Yabu is all about interactivity and the typechecking needs to be fast and furious. It also needs to deal with arbitrary staging state and we need to ensure that we merge the maximal staging subset that typechecks.

Bidirectional Type Checking

In Yabu we use bidirectional typechecking, you can check this post for a reference that I used to learn how that works.

This section is under construction, I’ll add the full Yabu typing judgements in the near future.

Fast Incremental Type Checking with Staging Area

You can read a little bit more about the staging area in the main Yabu hub article but basically the idea is that a Yabu image always typechecks, so any re-definition of a function that doesn’t type check is left in a staging area.

This staging area can be arbitrarily big, you may have several 10-20 entries in the staging area waiting to be merged.
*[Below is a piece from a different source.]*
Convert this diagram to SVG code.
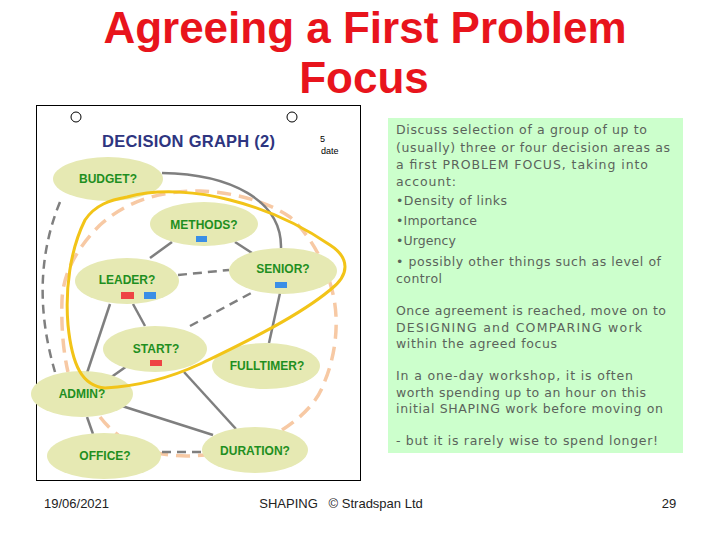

These may be mutually recursive functions that are interconnected and will have to be merged all at once or independent parts of the program that are just broken at the moment.

The problem of fast incremental type checking with a staging area is that you want any re-definition of a symbol to merge the maximal subset of the staging area it can because you don’t want to have things in the staging area that can be merged.

We want the following property after resolving the staging area:

\nexists\, T \subseteq S,\; T \neq \emptyset : \mathrm{Mergeable}(T)

There is no $T$ that is a non-empty subset of $S$ (the staging area), such that the subset is mergeable. Where mergeable is defined as (given $C$ is the committed image)

\mathrm{Mergeable}(T) \iff \mathrm{Typecheck}(C \cup T)

Naive Approach

At the start I was embracing exponentials and I started by basically going over every possible subset ordered by reverse size and checking if that subset is mergeable.

With small staging areas that’s fine, but of course as soon as you get into the 10 items in the staging area territory you are cooked ( $2^{10} = 1024$ ) and once you reach 20 you are in for some pain ( $2^{20} \approx 1000000$ ).

We needed something a bit smarter than that

Pruning

The first realization is that since we are adding/updating definitions one-by-one, only parts of the staging area that are in any way connected to the symbol we are redefining matter. The new definition cannot affect the staging status of definitions in the staging area that are not in any way connected to it. This of course, while important, is not enough. In many cases the whole size of the staging area will be related to what you are currently building, which in many cases will be related. So for the most usual usage pattern this is going to reduce the amount of subsets we need to check very little.

Connected Components

The second realization is that there will be disconnected components in the graph.

If symbol A depends on B which in turn depends on C. Then we have D -> E -> C. The set of (A, B) is not connected to (D, E) except through C. If we are redefining C we can test the (A, B, C) and (D, E, C) sections of the graph independently because they are independent from each other.

This reduces the cost of checking this from $2^4 = 16$ to $2 \times 2^2 = 8$ . With small staging graphs this is not that big of a win. But for a staging area of 10 symbols with each connected component being of 2 we go from $1024$ to $5 * 2^2 = 20$ . Strong gains!

Reverse-search like thingy

The third and last realization is that we don’t need to test all subsets of each connected component of the graph. We only need to check subsets that are connected from the root (the node we’ve changed).

If you have just changed $C$ and you have $C \sim B$ and $B \sim A$ then checking the subset $A$ and $B$ is nonsensical because that has already been checked before (the only thing that changed is $C$ ) and checking $C and A$ is also nonsensical because they don’t affect each other except through $B$ .

So after modifying $C$ the only subsets that you need to check are those that are reachable from the root ( $C$ , the changed symbol). This reduces the subsets we need to check significantly as well.

For example for a chain of 4 symbols $A \sim B \sim C \sim D$ after the connected components optimization we would need to check $2^4 = 16$ subsets, with this optimization we reduce that to $4$ . Of course a chain like this is the perfect case for this, each branch in the chain increases the subsets quite a bit. But by combining the connected components and the reverse search together the reverse-search degenerate cases are not relevant.

So you need to start from the changed symbol, and for each connected component you find do a kind of reverse-search algorithm to find all subsets of the graph that are connected to the root.

If you know a better name for this, please let me know!

Conclusion

With this the problem becomes a lot more tractable and the amount of work you need to do for fairly large staging areas becomes easier. There may be some more optimizations left in there but I don’t think I need it for now.

To test this I used the very stupid but obviously correct first naive argument as an oracle and used some Property-Based testing.

— marce coll, 2026-04-23